Theses & Reports
Text Representation using Convolutional Networks
Title: Text Representation using Convolutional Networks
Candidate: Zhang, Xiang
Advisor(s): LeCun, Yann
This dissertation applies convolutional networks for learning representations of text, and it consists of several parts. The first part offers an empirical exploration on the use of character-level convolutional networks (ConvNets) for text classification. We constructed several large-scale datasets to show that character-level convolutional networks could achieve state-of-the-art or competitive results. Comparisons are offered against traditional models such as bag of words, n-grams and their TFIDF variants, and deep learning models such as word-based ConvNets and recurrent neural networks. These results indicate that using low-level inputs -- in this case characters -- for convolutional networks could be feasible for text representation learning.

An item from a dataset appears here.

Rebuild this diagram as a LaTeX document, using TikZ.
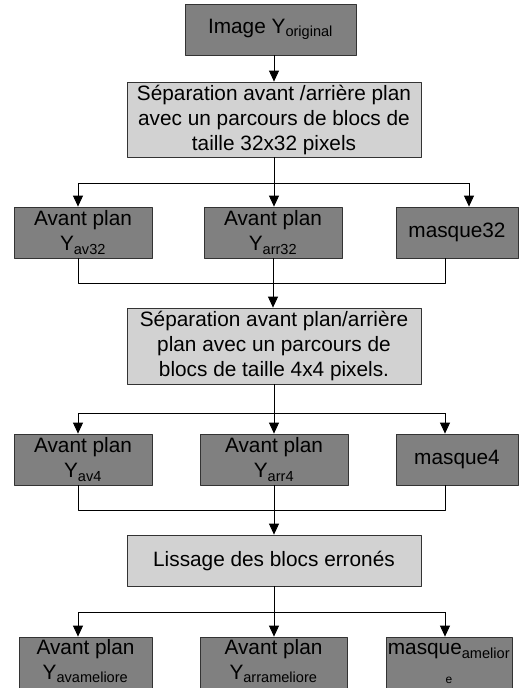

The second part concerns which text encoding method might work for convolutional networks. We include a comprehensive comparison of different encoding methods for the task of text classification using 14 large-scale datasets in 4 languages including Chinese, English, Japanese and Korean. Different encoding levels are studied, including UTF-8 bytes, characters, words, romanized characters and romanized words. For all encoding levels, whenever applicable, we provide comparisons with linear models, fastText and convolutional networks. For convolutional networks, we compare between encoding mechanisms using character glyph images, one-hot (or one-of-n) encoding, and embedding. From these 473 models, one of the conclusions is that byte-level one-hot encoding works consistently best for convolutional networks. Based on this, in the third part of the dissertation we develope a convolutional network at the level of bytes for learning representations through the task of auto-encoding. The proposed model is a multi-stage deep convolutional encoder-decoder framework using residual connections, containing up to 160 parameterized layers. Each encoder or decoder contains a shared group of modules that consists of either pooling or upsampling layers, making the network recursive in terms of abstraction levels in representation. The decoding process is non-sequential. Results for 6 large-scale paragraph datasets are reported, in 3 languages including Arabic, Chinese and English. Analyses are conducted to study several properties of the proposed model. Experiments are presented to verify that the auto-encoder can learn useful representations.
In the fourth part of the dissertation, we use the improved design from the previous auto-encoding model to text classification, adding comparisons between residual and dense connections. This further validates the choice of the architecture we made for the auto-encoding model, and the effectiveness of the recursive architecture with residual or dense connections.